Нариман со стоном попробовал еще раз. Опять несколько капель. Роксана вылила утку в туалет, вымыла ее. Йезаду она сказала, что папа неплохо чувствует себя, похоже, у него спокойный день сегодня.
Йезад немного посидел в большой комнате. Он смотрел на трясущиеся руки Наримана, на неспокойные глаза, закрытые веками. Но печальней всего казалось Йезаду молчание Наримана, почти не нарушаемое им в последние недели.
Вышел на балкон. Опершись о перила, смотрел перед собой и вспоминал, какое детское чувство обиды вызывал у него Нариман, когда его привезли к ним четыре месяца назад. А ведь до этого ему нравилось общаться с Нариманом, он наслаждался его остроумием и остротой его интеллекта, его умением выразить мысль – в нескольких ли словах или в потоке убедительных аргументов. И осталась от всего этого еле сочащаяся, едва приметная струйка. Как вентилятор с переключателем на несколько скоростей, который стоит у них в маленькой комнате, еле вращая лопастями… Само по себе и это может радовать – могло бы, если бы не напоминало о приближении остановки. Конца всем движениям, всем словам…

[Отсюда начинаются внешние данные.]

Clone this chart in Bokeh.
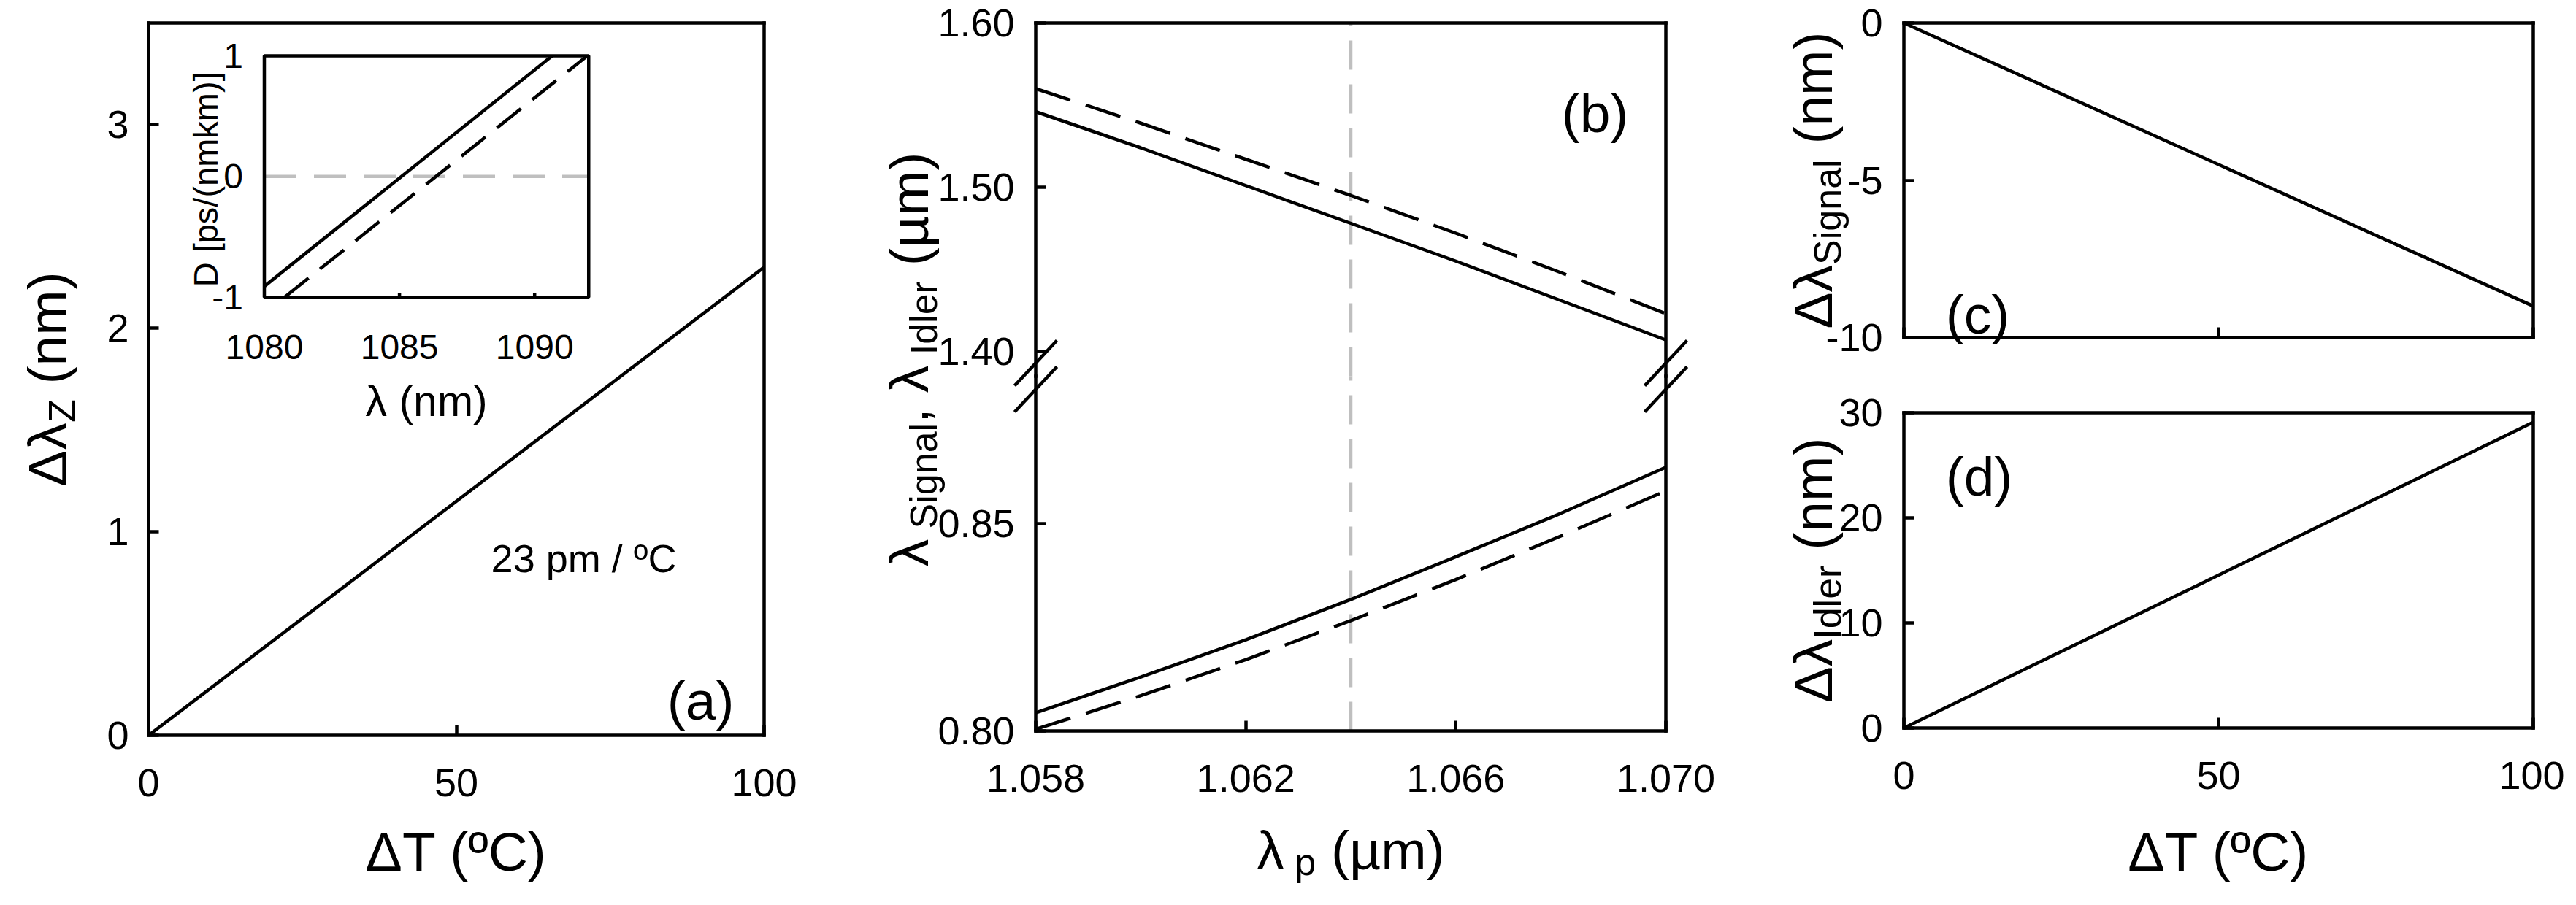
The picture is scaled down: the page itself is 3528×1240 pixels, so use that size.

Когда дети пришли из школы, Йезад поставил чайник. Их явно радовала новизна ситуации – отец дома в неурочное время и готовит им чай, вместо того чтобы быть на работе. Он посидел с ними, пока они пили чай.
– Теперь за учебники.
Они поплелись к письменному столу в маленькой комнате, он сел на кровать. Детские лица блестели от пота. «Господи, – подумал он, – еще январь не кончился, а уже начинается жара. Спросил, что задали на дом».